--- WORK TO DO ---
Without the pictures, can you quote each line below exactly?

^^^^

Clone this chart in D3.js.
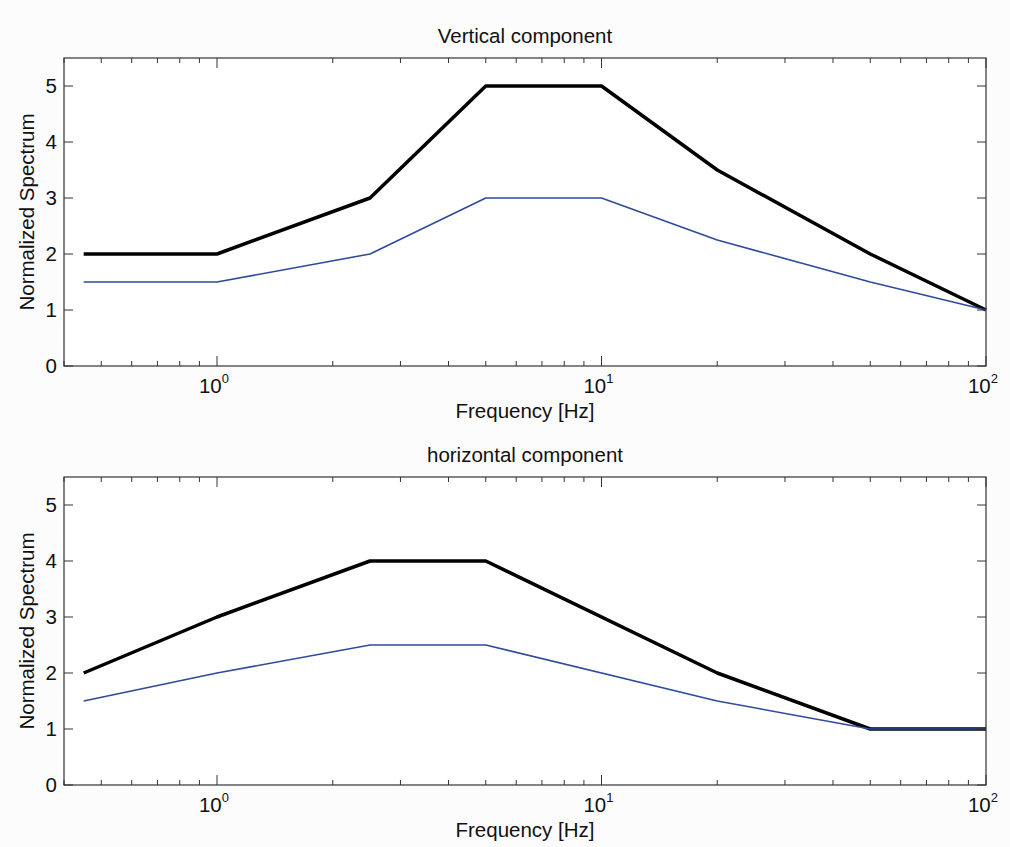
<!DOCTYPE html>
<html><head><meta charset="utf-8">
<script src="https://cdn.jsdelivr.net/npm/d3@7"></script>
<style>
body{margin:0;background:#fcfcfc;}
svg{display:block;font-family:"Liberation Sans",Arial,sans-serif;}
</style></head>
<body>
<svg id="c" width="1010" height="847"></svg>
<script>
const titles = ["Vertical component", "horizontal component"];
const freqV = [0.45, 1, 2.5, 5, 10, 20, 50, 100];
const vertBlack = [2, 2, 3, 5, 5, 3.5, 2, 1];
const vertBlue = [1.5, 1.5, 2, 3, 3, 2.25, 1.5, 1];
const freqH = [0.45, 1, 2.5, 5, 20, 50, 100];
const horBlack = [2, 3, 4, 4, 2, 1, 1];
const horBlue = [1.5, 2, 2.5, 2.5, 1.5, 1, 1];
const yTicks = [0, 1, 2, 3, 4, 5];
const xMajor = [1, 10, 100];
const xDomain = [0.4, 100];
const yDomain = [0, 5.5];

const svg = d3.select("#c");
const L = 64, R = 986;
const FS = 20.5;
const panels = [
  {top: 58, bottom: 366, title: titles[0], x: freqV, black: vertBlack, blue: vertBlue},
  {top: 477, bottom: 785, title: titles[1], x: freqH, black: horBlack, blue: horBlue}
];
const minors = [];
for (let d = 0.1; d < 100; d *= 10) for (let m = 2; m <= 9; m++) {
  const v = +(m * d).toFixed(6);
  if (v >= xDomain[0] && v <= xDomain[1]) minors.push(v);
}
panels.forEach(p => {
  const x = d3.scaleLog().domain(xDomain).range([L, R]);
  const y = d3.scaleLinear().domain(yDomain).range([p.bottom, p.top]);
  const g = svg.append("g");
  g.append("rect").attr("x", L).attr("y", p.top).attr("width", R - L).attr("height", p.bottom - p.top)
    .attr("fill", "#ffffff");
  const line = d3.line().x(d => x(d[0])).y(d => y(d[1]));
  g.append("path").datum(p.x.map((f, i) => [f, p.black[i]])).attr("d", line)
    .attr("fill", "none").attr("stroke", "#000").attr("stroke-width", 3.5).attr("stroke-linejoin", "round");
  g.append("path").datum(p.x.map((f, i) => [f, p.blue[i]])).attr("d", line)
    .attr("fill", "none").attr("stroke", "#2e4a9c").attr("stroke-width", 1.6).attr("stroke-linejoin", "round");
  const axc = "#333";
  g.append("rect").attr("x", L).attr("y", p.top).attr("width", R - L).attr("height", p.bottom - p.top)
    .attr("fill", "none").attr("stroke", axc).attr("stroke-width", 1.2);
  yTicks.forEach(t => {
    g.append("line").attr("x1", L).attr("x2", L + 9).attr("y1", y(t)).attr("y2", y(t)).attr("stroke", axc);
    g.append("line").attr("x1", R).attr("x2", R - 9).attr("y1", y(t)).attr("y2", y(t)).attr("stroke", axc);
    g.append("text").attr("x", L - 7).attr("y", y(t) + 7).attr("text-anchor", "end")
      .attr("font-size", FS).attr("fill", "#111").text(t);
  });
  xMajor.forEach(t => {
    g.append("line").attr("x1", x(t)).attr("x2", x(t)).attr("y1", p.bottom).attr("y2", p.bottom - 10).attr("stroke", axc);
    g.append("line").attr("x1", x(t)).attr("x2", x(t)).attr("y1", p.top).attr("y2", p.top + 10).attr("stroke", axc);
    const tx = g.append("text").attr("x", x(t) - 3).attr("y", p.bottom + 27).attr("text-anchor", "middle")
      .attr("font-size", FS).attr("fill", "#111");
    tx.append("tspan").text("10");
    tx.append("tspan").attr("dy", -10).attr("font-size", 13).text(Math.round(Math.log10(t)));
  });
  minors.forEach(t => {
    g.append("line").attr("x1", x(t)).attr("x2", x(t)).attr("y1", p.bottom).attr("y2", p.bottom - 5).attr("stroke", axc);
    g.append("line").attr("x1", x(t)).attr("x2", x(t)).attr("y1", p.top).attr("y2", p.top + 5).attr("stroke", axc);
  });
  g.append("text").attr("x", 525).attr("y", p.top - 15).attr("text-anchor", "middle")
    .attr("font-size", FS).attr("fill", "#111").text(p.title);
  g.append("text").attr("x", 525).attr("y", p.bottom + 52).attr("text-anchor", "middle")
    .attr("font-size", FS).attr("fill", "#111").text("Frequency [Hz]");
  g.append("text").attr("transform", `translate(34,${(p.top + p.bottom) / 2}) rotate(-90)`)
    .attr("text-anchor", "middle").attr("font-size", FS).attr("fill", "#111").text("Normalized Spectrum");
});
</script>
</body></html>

^^^^

--- TASK RESPONSE ---
Clone this chart in D3.js.
<!DOCTYPE html>
<html><head><meta charset="utf-8">
<script src="https://cdn.jsdelivr.net/npm/d3@7"></script>
<style>
body{margin:0;background:#fcfcfc;}
svg{display:block;font-family:"Liberation Sans",Arial,sans-serif;}
</style></head>
<body>
<svg id="c" width="1010" height="847"></svg>
<script>
const titles = ["Vertical component", "horizontal component"];
const freqV = [0.45, 1, 2.5, 5, 10, 20, 50, 100];
const vertBlack = [2, 2, 3, 5, 5, 3.5, 2, 1];
const vertBlue = [1.5, 1.5, 2, 3, 3, 2.25, 1.5, 1];
const freqH = [0.45, 1, 2.5, 5, 20, 50, 100];
const horBlack = [2, 3, 4, 4, 2, 1, 1];
const horBlue = [1.5, 2, 2.5, 2.5, 1.5, 1, 1];
const yTicks = [0, 1, 2, 3, 4, 5];
const xMajor = [1, 10, 100];
const xDomain = [0.4, 100];
const yDomain = [0, 5.5];

const svg = d3.select("#c");
const L = 64, R = 986;
const FS = 20.5;
const panels = [
  {top: 58, bottom: 366, title: titles[0], x: freqV, black: vertBlack, blue: vertBlue},
  {top: 477, bottom: 785, title: titles[1], x: freqH, black: horBlack, blue: horBlue}
];
const minors = [];
for (let d = 0.1; d < 100; d *= 10) for (let m = 2; m <= 9; m++) {
  const v = +(m * d).toFixed(6);
  if (v >= xDomain[0] && v <= xDomain[1]) minors.push(v);
}
panels.forEach(p => {
  const x = d3.scaleLog().domain(xDomain).range([L, R]);
  const y = d3.scaleLinear().domain(yDomain).range([p.bottom, p.top]);
  const g = svg.append("g");
  g.append("rect").attr("x", L).attr("y", p.top).attr("width", R - L).attr("height", p.bottom - p.top)
    .attr("fill", "#ffffff");
  const line = d3.line().x(d => x(d[0])).y(d => y(d[1]));
  g.append("path").datum(p.x.map((f, i) => [f, p.black[i]])).attr("d", line)
    .attr("fill", "none").attr("stroke", "#000").attr("stroke-width", 3.5).attr("stroke-linejoin", "round");
  g.append("path").datum(p.x.map((f, i) => [f, p.blue[i]])).attr("d", line)
    .attr("fill", "none").attr("stroke", "#2e4a9c").attr("stroke-width", 1.6).attr("stroke-linejoin", "round");
  const axc = "#333";
  g.append("rect").attr("x", L).attr("y", p.top).attr("width", R - L).attr("height", p.bottom - p.top)
    .attr("fill", "none").attr("stroke", axc).attr("stroke-width", 1.2);
  yTicks.forEach(t => {
    g.append("line").attr("x1", L).attr("x2", L + 9).attr("y1", y(t)).attr("y2", y(t)).attr("stroke", axc);
    g.append("line").attr("x1", R).attr("x2", R - 9).attr("y1", y(t)).attr("y2", y(t)).attr("stroke", axc);
    g.append("text").attr("x", L - 7).attr("y", y(t) + 7).attr("text-anchor", "end")
      .attr("font-size", FS).attr("fill", "#111").text(t);
  });
  xMajor.forEach(t => {
    g.append("line").attr("x1", x(t)).attr("x2", x(t)).attr("y1", p.bottom).attr("y2", p.bottom - 10).attr("stroke", axc);
    g.append("line").attr("x1", x(t)).attr("x2", x(t)).attr("y1", p.top).attr("y2", p.top + 10).attr("stroke", axc);
    const tx = g.append("text").attr("x", x(t) - 3).attr("y", p.bottom + 27).attr("text-anchor", "middle")
      .attr("font-size", FS).attr("fill", "#111");
    tx.append("tspan").text("10");
    tx.append("tspan").attr("dy", -10).attr("font-size", 13).text(Math.round(Math.log10(t)));
  });
  minors.forEach(t => {
    g.append("line").attr("x1", x(t)).attr("x2", x(t)).attr("y1", p.bottom).attr("y2", p.bottom - 5).attr("stroke", axc);
    g.append("line").attr("x1", x(t)).attr("x2", x(t)).attr("y1", p.top).attr("y2", p.top + 5).attr("stroke", axc);
  });
  g.append("text").attr("x", 525).attr("y", p.top - 15).attr("text-anchor", "middle")
    .attr("font-size", FS).attr("fill", "#111").text(p.title);
  g.append("text").attr("x", 525).attr("y", p.bottom + 52).attr("text-anchor", "middle")
    .attr("font-size", FS).attr("fill", "#111").text("Frequency [Hz]");
  g.append("text").attr("transform", `translate(34,${(p.top + p.bottom) / 2}) rotate(-90)`)
    .attr("text-anchor", "middle").attr("font-size", FS).attr("fill", "#111").text("Normalized Spectrum");
});
</script>
</body></html>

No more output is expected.